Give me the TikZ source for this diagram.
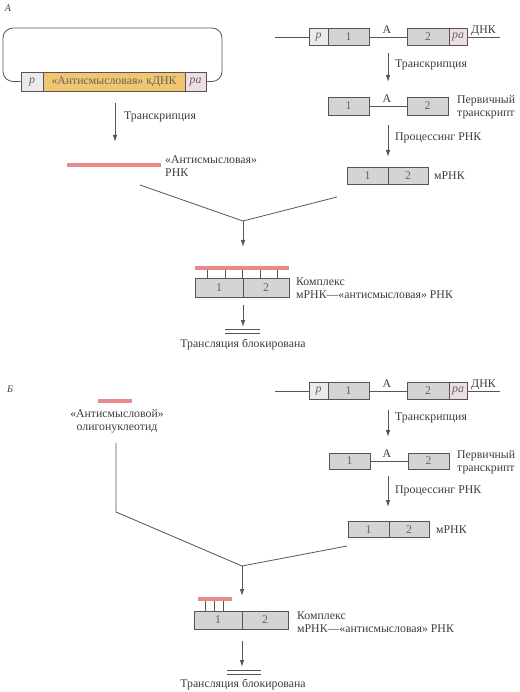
\documentclass[tikz,border=0pt]{standalone}
\usepackage{fontspec}
\setmainfont{Liberation Serif}
\usetikzlibrary{arrows.meta}
\definecolor{ink}{HTML}{3C3C3C}
\definecolor{edge}{HTML}{555555}
\definecolor{boxfill}{HTML}{D4D4D4}
\definecolor{pfill}{HTML}{ECE8EC}
\definecolor{pafill}{HTML}{EFDDE4}
\definecolor{yel}{HTML}{F2C670}
\definecolor{pink}{HTML}{E88A8A}
\begin{document}
\begin{tikzpicture}[x=1pt,y=-1pt,
  every node/.style={text=ink,font=\fontsize{11.8}{13}\selectfont},
  seg/.style={draw=edge,line width=0.8pt,fill=boxfill,minimum height=17pt,inner sep=0pt,text=ink!80},
  lab/.style={anchor=west,align=left,inner sep=0pt},
  arr/.style={draw=edge,line width=0.9pt,-{Latex[length=7pt,width=4.5pt]}},
  ln/.style={draw=edge,line width=0.8pt},
  bar/.style={draw=pink,line width=4pt},
  tick/.style={draw=edge,line width=0.5pt}]
\useasboundingbox (0,0) rectangle (519,692);

% ================= Panel A =================
\node[inner sep=0pt,font=\fontsize{10}{12}\selectfont\itshape] (labA) at (8,8) {А};

% plasmid
\node[seg,fill=pfill,minimum width=22pt,minimum height=19pt] (pP) at (32,81.5) {\itshape p};
\node[seg,fill=yel,minimum width=142pt,minimum height=19pt] (yP) at (114,81.5) {«Антисмысловая» кДНК};
\node[seg,fill=pafill,minimum width=21pt,minimum height=19pt] (paP) at (195.5,81.5) {\itshape pa};
\draw[ln,rounded corners=10pt] (pP.west) -- (3,81.5) -- (3,28) -- (222,28) -- (222,81.5) -- (paP.east);

\coordinate (a1s) at (115,103);
\coordinate (a1e) at (115,142);
\draw[arr] (a1s) -- (a1e);
\node[lab] (trL) at (124,117) {Транскрипция};

\coordinate (rnaL) at (67,165);
\coordinate (rnaR) at (161,165);
\draw[bar] (rnaL) -- (rnaR);
\node[lab] (rnaLab) at (165,166) {«Антисмысловая»\\РНК};

% DNA right
\coordinate (dLA) at (275,37);
\coordinate (dRA) at (500,37);
\node[seg,fill=pfill,minimum width=19pt] (pA) at (318.5,37) {\itshape p};
\node[seg,minimum width=41pt] (b1A) at (348.5,37) {1};
\node[seg,minimum width=42pt] (b2A) at (428,37) {2};
\node[seg,fill=pafill,minimum width=18pt] (paA) at (458,37) {\itshape pa};
\draw[ln] (dLA) -- (pA.west);
\draw[ln] (b1A.east) -- (b2A.west);
\draw[ln] (paA.east) -- (dRA);
\node[inner sep=0pt] (AA) at (387,30) {А};
\node[anchor=south west,inner sep=0pt] (dnkA) at (471,36) {ДНК};

\coordinate (r1sA) at (388,53);
\coordinate (r1eA) at (388,82);
\draw[arr] (r1sA) -- (r1eA);
\node[lab] (trA) at (395,65) {Транскрипция};

\node[seg,minimum width=41pt,minimum height=18pt] (t1A) at (348.5,106) {1};
\node[seg,minimum width=41pt,minimum height=18pt] (t2A) at (427.5,106) {2};
\draw[ln] (t1A.east) -- (t2A.west);
\node[inner sep=0pt] (tAA) at (387,99) {А};
\node[lab] (ptA) at (457,107) {Первичный\\транскрипт};

\coordinate (r2sA) at (388,125);
\coordinate (r2eA) at (388,157);
\draw[arr] (r2sA) -- (r2eA);
\node[lab] (prA) at (395,138) {Процессинг РНК};

\node[seg,minimum width=41pt] (m1A) at (367.5,175.5) {1};
\node[seg,minimum width=40pt] (m2A) at (408,175.5) {2};
\node[lab] (mlA) at (434,175.5) {мРНК};

% convergence
\coordinate (cLA) at (140,185);
\coordinate (cMA) at (243,221);
\coordinate (cRA) at (337,197);
\coordinate (cEA) at (243,247);
\draw[ln] (cLA) -- (cMA) -- (cRA);
\draw[arr] (cMA) -- (cEA);

% complex A
\node[seg,minimum width=48pt,minimum height=19pt] (c1A) at (219,287.5) {1};
\node[seg,minimum width=46pt,minimum height=19pt] (c2A) at (266,287.5) {2};
\foreach \xx in {207,225,242,260,277} \draw[tick] (\xx,270) -- (\xx,278);
\coordinate (pbLA) at (195,268);
\coordinate (pbRA) at (289,268);
\draw[bar] (pbLA) -- (pbRA);
\node[lab] (kxA) at (296,288) {Комплекс\\мРНК—«антисмысловая» РНК};

\coordinate (bsA) at (243,305);
\coordinate (beA) at (243,327);
\draw[arr] (bsA) -- (beA);
\draw[ln] (225,329) -- (260,329);
\draw[ln] (225,333) -- (260,333);
\node[inner sep=0pt] (blA) at (243,345) {Трансляция блокирована};

% ================= Panel B =================
\node[inner sep=0pt,font=\fontsize{10}{12}\selectfont\itshape] (labB) at (10,389) {Б};

\coordinate (olL) at (98,401);
\coordinate (olR) at (132,401);
\draw[bar] (olL) -- (olR);
\node[inner sep=0pt,align=center] (olLab) at (117,421) {«Антисмысловой»\\олигонуклеотид};

\coordinate (vsB) at (116,443);
\coordinate (vbB) at (116,512);
\coordinate (cMB) at (242,566);
\coordinate (cRB) at (347,546);
\coordinate (cEB) at (242,596);
\draw[ln] (vsB) -- (vbB) -- (cMB) -- (cRB);
\draw[arr] (cMB) -- (cEB);

\coordinate (dLB) at (275,391);
\coordinate (dRB) at (500,391);
\node[seg,fill=pfill,minimum width=19pt] (pB) at (318.5,391) {\itshape p};
\node[seg,minimum width=41pt] (b1B) at (348.5,391) {1};
\node[seg,minimum width=42pt] (b2B) at (428,391) {2};
\node[seg,fill=pafill,minimum width=18pt] (paB) at (458,391) {\itshape pa};
\draw[ln] (dLB) -- (pB.west);
\draw[ln] (b1B.east) -- (b2B.west);
\draw[ln] (paB.east) -- (dRB);
\node[inner sep=0pt] (AB) at (387,384) {А};
\node[anchor=south west,inner sep=0pt] (dnkB) at (471,390) {ДНК};

\coordinate (r1sB) at (388,410);
\coordinate (r1eB) at (388,437);
\draw[arr] (r1sB) -- (r1eB);
\node[lab] (trB) at (395,418) {Транскрипция};

\node[seg,minimum width=41pt,minimum height=16pt] (t1B) at (349.5,461) {1};
\node[seg,minimum width=41pt,minimum height=16pt] (t2B) at (428.5,461) {2};
\draw[ln] (t1B.east) -- (t2B.west);
\node[inner sep=0pt] (tAB) at (387,454) {А};
\node[lab] (ptB) at (457,462) {Первичный\\транскрипт};

\coordinate (r2sB) at (388,476);
\coordinate (r2eB) at (388,507);
\draw[arr] (r2sB) -- (r2eB);
\node[lab] (prB) at (395,491) {Процессинг РНК};

\node[seg,minimum width=41pt,minimum height=16pt] (m1B) at (368.5,529.5) {1};
\node[seg,minimum width=40pt,minimum height=16pt] (m2B) at (409,529.5) {2};
\node[lab] (mlB) at (436,529.5) {мРНК};

\node[seg,minimum width=48pt,minimum height=18pt] (c1B) at (218,620) {1};
\node[seg,minimum width=46pt,minimum height=18pt] (c2B) at (265,620) {2};
\foreach \xx in {205,214,223} \draw[tick] (\xx,601) -- (\xx,611);
\coordinate (pbLB) at (198,599);
\coordinate (pbRB) at (232,599);
\draw[bar] (pbLB) -- (pbRB);
\node[lab] (kxB) at (297,622) {Комплекс\\мРНК—«антисмысловая» РНК};

\coordinate (bsB) at (242,641);
\coordinate (beB) at (242,667);
\draw[arr] (bsB) -- (beB);
\draw[ln] (227,670) -- (261,670);
\draw[ln] (227,674) -- (261,674);
\node[inner sep=0pt] (blB) at (243,685) {Трансляция блокирована};
\end{tikzpicture}
\end{document}
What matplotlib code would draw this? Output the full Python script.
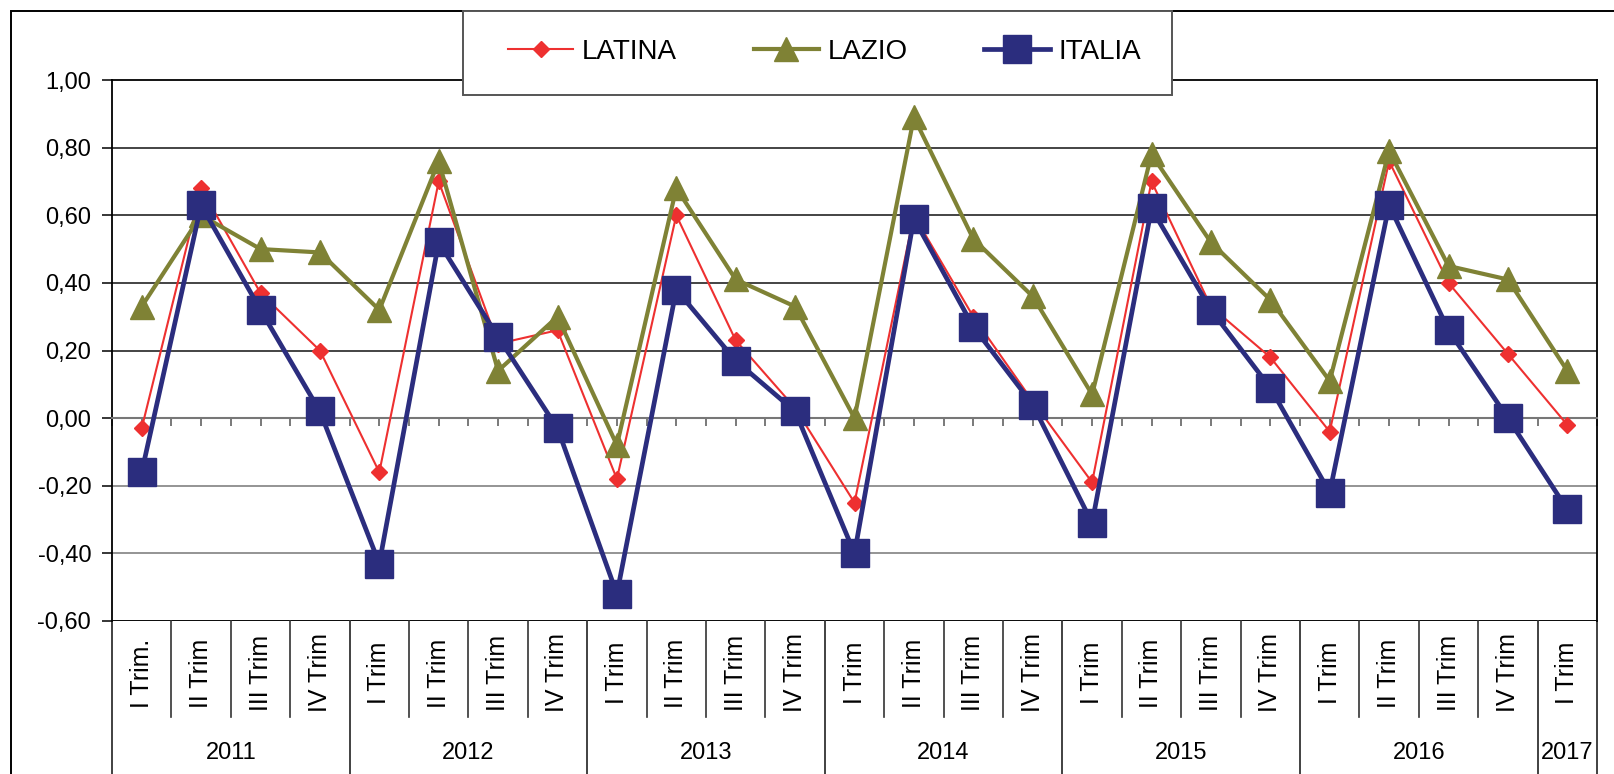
import numpy as np
import matplotlib
matplotlib.use("Agg")
import matplotlib.pyplot as plt
from matplotlib.patches import Rectangle
import matplotlib.transforms as mtransforms

plt.rcParams['font.family'] = ['Liberation Sans', 'DejaVu Sans']

# ---------------- data ----------------
quarters = ["I Trim.", "II Trim", "III Trim", "IV Trim",
            "I Trim", "II Trim", "III Trim", "IV Trim",
            "I Trim", "II Trim", "III Trim", "IV Trim",
            "I Trim", "II Trim", "III Trim", "IV Trim",
            "I Trim", "II Trim", "III Trim", "IV Trim",
            "I Trim", "II Trim", "III Trim", "IV Trim",
            "I Trim"]
years = ["2011", "2012", "2013", "2014", "2015", "2016", "2017"]
year_counts = [4, 4, 4, 4, 4, 4, 1]

latina = [-0.03, 0.68, 0.37, 0.20,
          -0.16, 0.70, 0.22, 0.26,
          -0.18, 0.60, 0.23, 0.03,
          -0.25, 0.60, 0.30, 0.05,
          -0.19, 0.70, 0.33, 0.18,
          -0.04, 0.76, 0.40, 0.19,
          -0.02]
lazio = [0.33, 0.60, 0.50, 0.49,
         0.32, 0.76, 0.14, 0.30,
         -0.08, 0.68, 0.41, 0.33,
         0.00, 0.89, 0.53, 0.36,
         0.07, 0.78, 0.52, 0.35,
         0.11, 0.79, 0.45, 0.41,
         0.14]
italia = [-0.16, 0.63, 0.32, 0.02,
          -0.43, 0.52, 0.24, -0.03,
          -0.52, 0.38, 0.17, 0.02,
          -0.40, 0.59, 0.27, 0.04,
          -0.31, 0.62, 0.32, 0.09,
          -0.22, 0.63, 0.26, 0.00,
          -0.27]
yticks = [-0.60, -0.40, -0.20, 0.00, 0.20, 0.40, 0.60, 0.80, 1.00]

# ---------------- figure ----------------
W, H = 1614, 774
fig = plt.figure(figsize=(W / 100, H / 100), dpi=100)
fig.patch.set_facecolor('white')

def fx(px):
    return px / W

def fy(py):
    return 1 - py / H

ax_l, ax_r, ax_t, ax_b = 112, 1597, 80, 621
ax = fig.add_axes([fx(ax_l), fy(ax_b), fx(ax_r - ax_l), (ax_b - ax_t) / H])

x = np.arange(len(quarters))
FS = 17

red = '#EE3030'
olive = '#7F8235'
navy = '#2B2D7E'

ax.set_xlim(-0.5, len(quarters) - 0.5)
ax.set_ylim(min(yticks), max(yticks))

# gridlines
for v in yticks:
    if v == 0 or v == max(yticks):
        continue
    col = '#111111' if v > 0 else '#777777'
    ax.axhline(v, color=col, lw=1.1, zorder=1)

l1, = ax.plot(x, latina, color=red, lw=1.5, marker='D', ms=8,
              mfc=red, mec=red, zorder=3)
l2, = ax.plot(x, lazio, color=olive, lw=3.0, marker='^', ms=17,
              mfc=olive, mec=olive, zorder=4)
l3, = ax.plot(x, italia, color=navy, lw=3.4, marker='s', ms=20,
              mfc=navy, mec=navy, zorder=5)

# spines
for s in ['left', 'right', 'top']:
    ax.spines[s].set_color('black')
    ax.spines[s].set_linewidth(1.3)
ax.spines['bottom'].set_position(('data', 0))
ax.spines['bottom'].set_color('#777777')
ax.spines['bottom'].set_linewidth(1.5)
ax.axhline(min(yticks), color='black', lw=1.3, zorder=2)

ax.set_yticks(yticks)
ax.set_yticklabels([f"{v:.2f}".replace('.', ',') for v in yticks], fontsize=FS)
ax.tick_params(axis='y', direction='out', length=7, width=1.1, pad=8, colors='black')
ax.set_xticks(np.arange(-0.5, len(quarters), 0.5))
ax.set_xticklabels([])
ax.tick_params(axis='x', direction='out', length=6, width=1.1, color='#555555')

# category table below plot
trans = mtransforms.blended_transform_factory(ax.transData, ax.transAxes)
ah = ax_b - ax_t
y_q_end = -(717 - ax_b) / ah
y_bottom = -0.4
y_qlab = -(673 - ax_b) / ah
y_ylab = -(753 - ax_b) / ah

year_bounds = np.cumsum([0] + year_counts) - 0.5
for b in np.arange(-0.5, len(quarters), 1.0):
    if b in year_bounds:
        ax.plot([b, b], [0, y_bottom], transform=trans, color='#333333',
                lw=1.3, clip_on=False)
    else:
        ax.plot([b, b], [0, y_q_end], transform=trans, color='#333333',
                lw=1.2, clip_on=False)

for i, q in enumerate(quarters):
    ax.text(x[i], y_qlab, q, transform=trans, rotation=90, ha='center',
            va='center', fontsize=18, rotation_mode='anchor')

for k, yr in enumerate(years):
    cx = (year_bounds[k] + year_bounds[k + 1]) / 2
    ax.text(cx, y_ylab, yr, transform=trans, ha='center', va='center',
            fontsize=FS)

# outer chart frame
fig.patches.append(Rectangle((fx(11), -0.5), 2, fy(11) + 0.5,
                             transform=fig.transFigure, fill=False,
                             edgecolor='black', lw=1.4, zorder=1))

# legend box
fig.patches.append(Rectangle((fx(463), fy(95)), fx(1172 - 463), (95 - 11) / H,
                             transform=fig.transFigure, facecolor='white',
                             edgecolor='#555555', lw=1.4, zorder=2))
leg = fig.legend([l1, l2, l3], ["LATINA", "LAZIO", "ITALIA"],
                 loc='center left', bbox_to_anchor=(fx(508), fy(52)),
                 ncol=3, frameon=False, fontsize=20, borderpad=0,
                 borderaxespad=0, handlelength=2.35, handletextpad=0.32,
                 columnspacing=2.75)
leg.set_zorder(6)

fig.savefig('out.png', dpi=100, facecolor='white')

•••••

Work to complete: Repeat exactly the lines from the first line of the records above through the line containing "(222,81.5) -- (paP.east);", both included. Leave out the pictures.

Expected answer:
Give me the TikZ source for this diagram.
\documentclass[tikz,border=0pt]{standalone}
\usepackage{fontspec}
\setmainfont{Liberation Serif}
\usetikzlibrary{arrows.meta}
\definecolor{ink}{HTML}{3C3C3C}
\definecolor{edge}{HTML}{555555}
\definecolor{boxfill}{HTML}{D4D4D4}
\definecolor{pfill}{HTML}{ECE8EC}
\definecolor{pafill}{HTML}{EFDDE4}
\definecolor{yel}{HTML}{F2C670}
\definecolor{pink}{HTML}{E88A8A}
\begin{document}
\begin{tikzpicture}[x=1pt,y=-1pt,
  every node/.style={text=ink,font=\fontsize{11.8}{13}\selectfont},
  seg/.style={draw=edge,line width=0.8pt,fill=boxfill,minimum height=17pt,inner sep=0pt,text=ink!80},
  lab/.style={anchor=west,align=left,inner sep=0pt},
  arr/.style={draw=edge,line width=0.9pt,-{Latex[length=7pt,width=4.5pt]}},
  ln/.style={draw=edge,line width=0.8pt},
  bar/.style={draw=pink,line width=4pt},
  tick/.style={draw=edge,line width=0.5pt}]
\useasboundingbox (0,0) rectangle (519,692);

% ================= Panel A =================
\node[inner sep=0pt,font=\fontsize{10}{12}\selectfont\itshape] (labA) at (8,8) {А};

% plasmid
\node[seg,fill=pfill,minimum width=22pt,minimum height=19pt] (pP) at (32,81.5) {\itshape p};
\node[seg,fill=yel,minimum width=142pt,minimum height=19pt] (yP) at (114,81.5) {«Антисмысловая» кДНК};
\node[seg,fill=pafill,minimum width=21pt,minimum height=19pt] (paP) at (195.5,81.5) {\itshape pa};
\draw[ln,rounded corners=10pt] (pP.west) -- (3,81.5) -- (3,28) -- (222,28) -- (222,81.5) -- (paP.east);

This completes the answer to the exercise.